Authorities in Greece are implementing massive security measures for fear that anti-austerity protests could disrupt national parades to mark Greek Independence Day this weekend.
More than 5,000 police are to be mobilized in the greater Athens region, authorities said Friday, while public access to the area in front of Parliament, from where politicians and other officials will watch the parades, will be restricted.
Usually, thousands of people line the main streets of central Athens to watch the March 25 military parade, which marks Greece's uprising against the Ottoman Empire in 1821.
But public anger has grown as the government has imposed yet more spending cuts and tax hikes on Greeks during a severe financial crisis. On another national day last October, the country's figurehead president was heckled and a military parade was called off due to protests.
Since then, politicians have frequently fallen victim to angry groups shouting insults or throwing yogurt or eggs at them during public appearances across the country.
Authorities will limit access to the area in front of Parliament on Sunday, and similar restrictions are expected for a parade by schoolchildren the previous day. Traffic will be banned from several streets near the parade route, while metal barricades will be set up on side streets near Parliament.

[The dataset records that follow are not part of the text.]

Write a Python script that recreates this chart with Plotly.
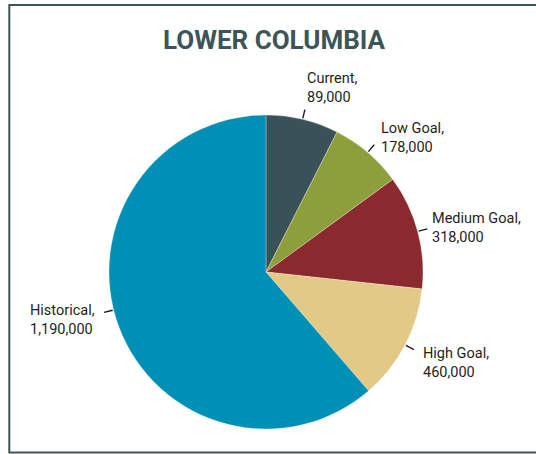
import math
import numpy as np
import plotly.graph_objects as go

# Lower Columbia abundance levels (fish)
categories = ["Current", "Low Goal", "Medium Goal", "High Goal", "Historical"]
abundance = [89000, 178000, 318000, 460000, 1190000]
colors = ["#3a5157", "#8d9f3b", "#8a2a2e", "#e2c986", "#0090b5"]

# each wedge is the step up from the previous level, so the whole pie is Historical
steps = np.diff([0] + abundance)

W, H = 536, 454
CX, CY, R = 266, 272, 157           # pie centre / radius in pixels
TEXT_FONT = "Roboto, Liberation Sans, sans-serif"


def px(x):
    return x / W


def py(y):
    return 1 - y / H


fig = go.Figure(
    go.Pie(
        labels=categories,
        values=steps,
        sort=False,
        direction="clockwise",
        rotation=0,
        textinfo="none",
        hoverinfo="label",
        marker=dict(colors=colors, line=dict(color="rgba(255,255,255,0.5)", width=0.6)),
        domain=dict(x=[px(CX - R), px(CX + R)], y=[py(CY + R), py(CY - R)]),
        showlegend=False,
    )
)

# leader angles (deg clockwise from 12 o'clock): slice mid-angles,
# the Historical label sits a little higher on its wedge
fractions = steps / steps.sum()
ends = np.cumsum(fractions) * 360
starts = ends - fractions * 360
leader_angle = list((starts + ends) / 2)
leader_angle[-1] = 256

# label block offset from the end of each leader line (pixels)
label_offset = [(0, -21.5), (5, -7), (3, -0.5), (7, 13), (-7, 8)]

shapes = []
annotations = []
for cat, val, ang, (dx, dy) in zip(categories, abundance, leader_angle, label_offset):
    a = math.radians(ang)
    x0, y0 = CX + (R + 1) * math.sin(a), CY - (R + 1) * math.cos(a)
    x1, y1 = CX + (R + 10) * math.sin(a), CY - (R + 10) * math.cos(a)
    shapes.append(dict(type="line", xref="paper", yref="paper",
                       x0=px(x0), y0=py(y0), x1=px(x1), y1=py(y1),
                       line=dict(color="#1a1a1a", width=1.4)))
    right_side = math.sin(a) >= 0
    annotations.append(dict(
        xref="paper", yref="paper",
        x=px(x1 + dx), y=py(y1 + dy),
        xanchor="left" if right_side else "right", yanchor="middle",
        align="left", showarrow=False,
        text=f"{cat},<br>{val:,}",
        font=dict(family=TEXT_FONT, size=14.5, color="#231f20"),
    ))

annotations.append(dict(
    xref="paper", yref="paper", x=px(274.5), y=py(40),
    xanchor="center", yanchor="middle", showarrow=False,
    text="<b>LOWER COLUMBIA</b>",
    font=dict(family=TEXT_FONT, size=26, color="#3d5558"),
))

# panel frame
shapes.append(dict(type="rect", xref="paper", yref="paper",
                   x0=px(9.3), y0=py(452.5), x1=px(W + 5), y1=py(5),
                   line=dict(color="#3f5558", width=2), fillcolor="rgba(0,0,0,0)"))

fig.update_layout(
    width=W, height=H,
    margin=dict(l=0, r=0, t=0, b=0),
    paper_bgcolor="white", plot_bgcolor="white",
    shapes=shapes, annotations=annotations,
)

fig.write_html("out.html")
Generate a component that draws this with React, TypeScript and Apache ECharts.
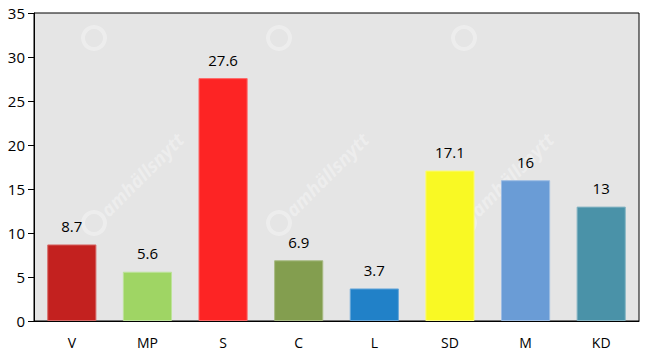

"We have a duty towards the heros of 1821 to safeguard the celebration of the anniversary, creating the conditions required by the tradition, ethos and spirit of this historic moment," said Deputy Civil Protection Minister Lefteris Economou. "Because nobody has the right to injur a national anniversary."
Two prosecutors will be on hand to deal with potential detentions and arrests of troublemakers, while security deployments will include police special forces units near Parliament and hundreds of riot police on standby.
The police union, however, issued a statement saying it objected to the "unprecedented measures."
"It is not possible for national anniversaries to be celebrated with the imposition of police measures," it said. "This is not our mission. Social problems and the anger of an entire population cannot be dealt with by suppression."